Furthermore, the authors utilized the language and language-augmented vision adapter (LLaVA), a state-of-the-art MLLM built on Vicuna, a large language model, as the base model for their experiments. They compared the performance of the four alignment methods on various benchmarks that measured the MLLM’s skills in visual instruction, visual multi-choice, and language instruction tasks.
Research Findings
The outcomes showed that DPO was the most effective alignment method, significantly improving visual and language benchmarks. It not only mitigated the degradation of language instruction skills caused by incorporating visual guidance but also surpassed the performance of Vicuna, the original language model, on multi-turn benchmark (MT-Bench) and automatic evaluator for instruction-following language models (AlpacaEval), two benchmarks that evaluated the helpfulness and accuracy of text-only responses.

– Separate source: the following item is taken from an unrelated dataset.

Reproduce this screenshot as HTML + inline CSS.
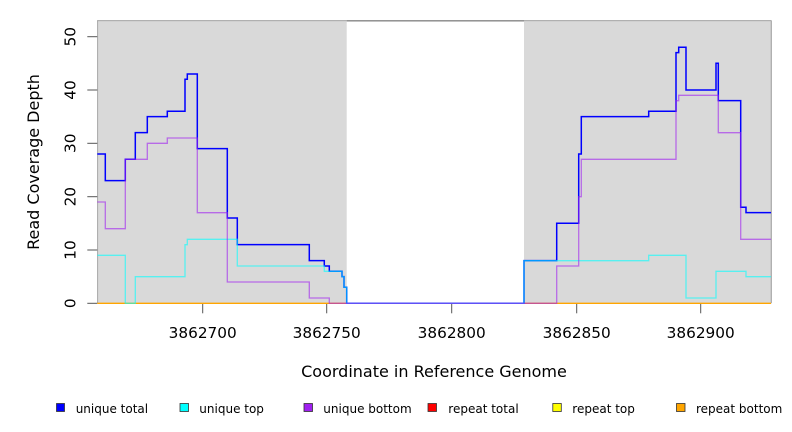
<!DOCTYPE html>
<html>
<head>
<meta charset="utf-8">
<style>
  html, body { margin: 0; padding: 0; background: #ffffff; }
  svg { display: block; }
  text { font-family: "DejaVu Sans", "Liberation Sans", sans-serif; fill: #000; }
</style>
</head>
<body>
<svg width="792" height="432" viewBox="0 0 792 432" xmlns="http://www.w3.org/2000/svg">
  <rect x="0" y="0" width="792" height="432" fill="#ffffff"/>

  <!-- top border line over the whole plot -->
  <line x1="97.3" y1="20.8" x2="771.3" y2="20.8" stroke="#858585" stroke-width="1.4"/>

  <!-- gray covered regions -->
  <rect x="97.3" y="20.5" width="249.4" height="282.8" fill="#d9d9d9"/>
  <rect x="524" y="20.5" width="247" height="282.8" fill="#d9d9d9"/>
  <line x1="97.3" y1="20.8" x2="346.7" y2="20.8" stroke="#b4b4b4" stroke-width="1"/>
  <line x1="524" y1="20.8" x2="771" y2="20.8" stroke="#b4b4b4" stroke-width="1"/>
  <line x1="97.6" y1="20.5" x2="97.6" y2="303.3" stroke="#a8a8a8" stroke-width="1"/>
  <line x1="771.3" y1="20.5" x2="771.3" y2="303.3" stroke="#a8a8a8" stroke-width="1.2"/>

  <!-- Y ticks -->
  <g stroke="#555" stroke-width="1">
    <line x1="87.3" y1="303.3" x2="97.3" y2="303.3"/>
    <line x1="87.3" y1="250" x2="97.3" y2="250"/>
    <line x1="87.3" y1="196.7" x2="97.3" y2="196.7"/>
    <line x1="87.3" y1="143.3" x2="97.3" y2="143.3"/>
    <line x1="87.3" y1="90" x2="97.3" y2="90"/>
    <line x1="87.3" y1="36.7" x2="97.3" y2="36.7"/>
  </g>
  <!-- X ticks -->
  <g stroke="#555" stroke-width="1">
    <line x1="202.7" y1="303.3" x2="202.7" y2="313.3"/>
    <line x1="326.7" y1="303.3" x2="326.7" y2="313.3"/>
    <line x1="451.7" y1="303.3" x2="451.7" y2="313.3"/>
    <line x1="576.7" y1="303.3" x2="576.7" y2="313.3"/>
    <line x1="700.7" y1="303.3" x2="700.7" y2="313.3"/>
  </g>

  <!-- repeat bottom (orange) at zero within covered regions -->
  <path d="M97.3,303.3 H346.7 M524,303.3 H771" fill="none" stroke="#ffa500" stroke-width="1.3"/>

  <!-- unique total (blue) -->
  <path d="M97.3,154 H105.3 V180.67 H125.3 V159.3 H135.3 V132.67 H147.3 V116.67 H167.3 V111.3 H185 V79.3 H187.3 V74 H197.3 V148.67 H227.3 V218 H237.3 V244.67 H309.3 V260.67 H324.3 V266 H329.3 V271.3 H342 V276.67 H344 V287.3 H346.7 V303.3 H524 V260.67 H556.7 V223.3 H578.7 V154 H581.3 V116.67 H648.7 V111.3 H676 V52.67 H678.7 V47.3 H686 V90 H716 V63.3 H718.3 V100.67 H740.7 V207.3 H746 V212.67 H771"
        fill="none" stroke="#0000ff" stroke-width="1.5" stroke-linejoin="miter"/>

  <!-- unique top (cyan) -->
  <path d="M97.3,255.3 H125.3 V303.3 H135.3 V276.67 H185 V244.67 H187.3 V239.3 H237.3 V266 H324.3 V271.3 H342 V276.67 H344 V287.3 H346.7 V303.3 H524 V260.67 H648.7 V255.3 H686 V297.97 H716 V271.3 H746 V276.67 H771"
        fill="none" stroke="#00ffff" stroke-opacity="0.6" stroke-width="1.3"/>

  <!-- unique bottom (purple) -->
  <path d="M97.3,202 H105.3 V228.67 H125.3 V159.3 H147.3 V143.3 H167.3 V138 H197.3 V212.67 H227.3 V281.97 H309.3 V297.97 H329.3 V303.3 H556.7 V266 H578.7 V196.67 H581.3 V159.3 H676 V100.67 H678.7 V95.3 H718.3 V132.67 H740.7 V239.3 H771"
        fill="none" stroke="#a020f0" stroke-opacity="0.6" stroke-width="1.3"/>

  <!-- Y tick labels -->
  <g font-size="15.3" text-anchor="middle">
    <text transform="translate(75.7,303.3) rotate(-90)">0</text>
    <text transform="translate(75.7,250) rotate(-90)">10</text>
    <text transform="translate(75.7,196.7) rotate(-90)">20</text>
    <text transform="translate(75.7,143.3) rotate(-90)">30</text>
    <text transform="translate(75.7,90) rotate(-90)">40</text>
    <text transform="translate(75.7,36.7) rotate(-90)">50</text>
  </g>
  <!-- X tick labels -->
  <g font-size="15.3" text-anchor="middle">
    <text x="202.7" y="338">3862700</text>
    <text x="326.7" y="338">3862750</text>
    <text x="451.7" y="338">3862800</text>
    <text x="576.7" y="338">3862850</text>
    <text x="700.7" y="338">3862900</text>
  </g>

  <!-- axis titles -->
  <text x="434" y="377" font-size="16" text-anchor="middle">Coordinate in Reference Genome</text>
  <text transform="translate(39,162) rotate(-90)" font-size="16" text-anchor="middle">Read Coverage Depth</text>

  <!-- legend -->
  <g stroke="#333" stroke-width="0.8">
    <rect x="56.5" y="403.5" width="8" height="8" fill="#0000ff"/>
    <rect x="180" y="403.5" width="8.5" height="8" fill="#00ffff"/>
    <rect x="304" y="403.5" width="8.5" height="8" fill="#a020f0"/>
    <rect x="428" y="403.5" width="8.5" height="8" fill="#ff0000"/>
    <rect x="552.8" y="403.5" width="8.5" height="8" fill="#ffff00"/>
    <rect x="676.5" y="403.5" width="8.5" height="8" fill="#ffa500"/>
  </g>
  <g font-size="12">
    <text x="75.7" y="413">unique total</text>
    <text x="199.3" y="413">unique top</text>
    <text x="323.3" y="413">unique bottom</text>
    <text x="448.3" y="413">repeat total</text>
    <text x="572.3" y="413">repeat top</text>
    <text x="696" y="413">repeat bottom</text>
  </g>
</svg>
</body>
</html>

Moreover, DPO also boosted the performance of LLaVA on multi-modal visual evaluation tests (MM-Vet) and LLaVA-Bench, two benchmarks that assessed the MLLM’s ability to answer open-ended questions about image contents. These results were achieved with only 5000 preference examples, demonstrating DPO's data efficiency and scalability.

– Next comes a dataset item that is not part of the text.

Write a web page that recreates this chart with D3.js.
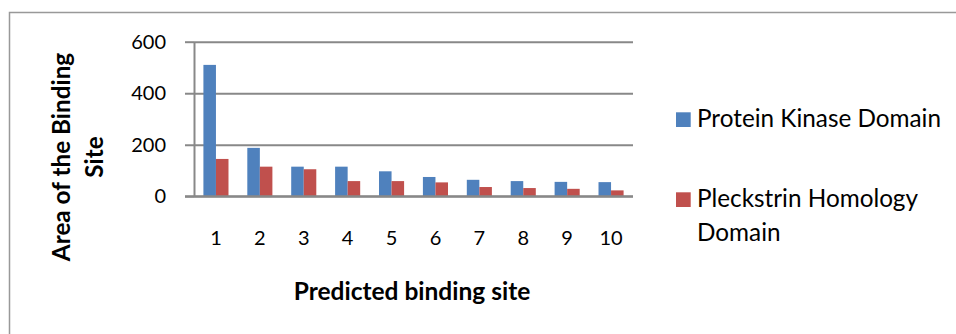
<!DOCTYPE html>
<html>
<head>
<meta charset="utf-8">
<script src="https://cdn.jsdelivr.net/npm/d3@7"></script>
<style>
  html, body { margin: 0; padding: 0; background: #fff; }
  svg { display: block; }
  text { font-family: Lato, "Open Sans", sans-serif; fill: #000; }
</style>
</head>
<body>
<svg id="chart" width="956" height="334"></svg>
<script>
// Predicted binding sites and their areas for the two domains
const sites = ["1", "2", "3", "4", "5", "6", "7", "8", "9", "10"];
const seriesNames = ["Protein Kinase Domain", "Pleckstrin Homology Domain"];
const kinaseArea = [510, 188, 115, 115, 97, 75, 64, 59, 56, 55];
const pleckstrinArea = [145, 115, 105, 59, 59, 54, 36, 32, 29, 23];
const yTicks = [0, 200, 400, 600];
const colors = ["#4F81BD", "#C0504D"];

const rows = sites.map((s, i) => ({ site: s, values: [kinaseArea[i], pleckstrinArea[i]] }));

const svg = d3.select("#chart");
const plot = { left: 194, right: 633, top: 41.7, bottom: 196.3 };

// chart frame (left and top edges)
svg.append("path")
  .attr("d", "M9.5,334 V12.5 H956")
  .attr("fill", "none")
  .attr("stroke", "#999")
  .attr("stroke-width", 1.5);

const x = d3.scaleBand().domain(sites).range([plot.left, plot.right]).paddingInner(0).paddingOuter(0);
const xSub = d3.scaleBand().domain([0, 1]).range([0, x.bandwidth()]).paddingInner(0).paddingOuter(0.75);
const y = d3.scaleLinear().domain([0, 600]).range([plot.bottom, plot.top]);

// horizontal gridlines
svg.append("g")
  .attr("transform", `translate(${plot.left},0)`)
  .call(d3.axisRight(y).tickValues(yTicks).tickSize(plot.right - plot.left).tickFormat(""))
  .call(g => g.select(".domain").remove())
  .call(g => g.selectAll("line").attr("stroke", "#888").attr("stroke-width", 2));

// bars
svg.append("g").selectAll("g")
  .data(rows)
  .join("g")
  .attr("transform", d => `translate(${x(d.site)},0)`)
  .selectAll("rect")
  .data(d => d.values.map((v, k) => ({ k, v })))
  .join("rect")
  .attr("x", d => xSub(d.k))
  .attr("width", xSub.bandwidth())
  .attr("y", d => y(d.v))
  .attr("height", d => y(0) - y(d.v))
  .attr("fill", d => colors[d.k]);

// y axis
svg.append("g")
  .attr("transform", `translate(${plot.left},0)`)
  .call(d3.axisLeft(y).tickValues(yTicks).tickSize(9).tickSizeOuter(0).tickPadding(19))
  .call(g => g.select(".domain").attr("stroke", "#888").attr("stroke-width", 2))
  .call(g => g.selectAll("line").attr("stroke", "#888").attr("stroke-width", 2))
  .call(g => g.selectAll("text").style("font-size", "20px").attr("font-family", "Lato, sans-serif"));

// x axis
svg.append("g")
  .attr("transform", `translate(0,${plot.bottom})`)
  .call(d3.axisBottom(x).tickSize(0).tickPadding(35))
  .call(g => g.select(".domain").attr("stroke", "#888").attr("stroke-width", 2).attr("d", `M185,0H${plot.right}`))
  .call(g => g.selectAll("text").style("font-size", "20px").attr("font-family", "Lato, sans-serif"));

// axis titles
svg.append("text")
  .attr("x", 412).attr("y", 300)
  .attr("text-anchor", "middle")
  .style("font-size", "24.5px").style("font-weight", "bold")
  .text("Predicted binding site");

const yTitle = svg.append("text")
  .attr("transform", "translate(0,157) rotate(-90)")
  .attr("text-anchor", "middle")
  .style("font-size", "24.3px").style("font-weight", "bold");
yTitle.append("tspan").attr("x", 0).attr("y", 69.5).text("Area of the Binding");
yTitle.append("tspan").attr("x", 0).attr("y", 103).text("Site");

// legend
const legendItems = [
  { lines: ["Protein Kinase Domain"], y: 127.3 },
  { lines: ["Pleckstrin Homology", "Domain"], y: 207.3 }
];
const legend = svg.append("g");
legendItems.forEach((item, i) => {
  legend.append("rect")
    .attr("x", 676).attr("y", item.y - 15)
    .attr("width", 14.7).attr("height", 14.7)
    .attr("fill", colors[i]);
  const t = legend.append("text")
    .style("font-size", "24.3px");
  item.lines.forEach((line, j) => {
    t.append("tspan")
      .attr("x", 697)
      .attr("y", item.y + j * 33.4)
      .text(line);
  });
});
</script>
</body>
</html>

The other alignment methods exhibited mixed results, with rejection sampling performing well on visual multi-choice benchmarks, SteerLM showing moderate improvements on language instruction benchmarks, and standard SFT exhibiting severe degradation on both visual and language benchmarks. The authors attributed the superiority of DPO to its direct optimization of preferences, which avoided the potential errors and biases introduced by using Gemini’s answers as ground truth labels or conditional prompts.
The study contributed to the advancement of multi-modal AI, as it proposes an efficient and effective way to align MLLMs with human-like preferences and expectations. The preference-based alignment framework could enhance the MLLM’s performance on various tasks that require multi-modal reasoning and communication, such as image captioning, visual dialogue, and visual storytelling. The framework could also be applied to other domains and modalities, such as audio, video, and speech, to improve the MLLM’s generalization and robustness.
Conclusion
In summary, the novel preference alignment method could efficiently correct the regression of visual instruction tuning on the language model by restoring and enhancing the language capability of MLLMs. The authors highlighted that DPO is an effective method that can leverage a small preference dataset and significantly improve visual and language instruction tasks.
The researchers acknowledged limitations and challenges, such as the scalability of the data collection, the accuracy of the preference annotations, the ethical implications of model alignment, and the potential risks of safety and bias propagation. They suggested future work to explore the scalability of DPO beyond 6000 preference examples, investigate alternative alignment strategies leveraging more diverse and complex data sources, and develop methods to align MLLMs with human values and societal norms.
*Important notice: arXiv publishes preliminary scientific reports that are not peer-reviewed and, therefore, should not be regarded as definitive, used to guide development decisions, or treated as established information in the field of artificial intelligence research.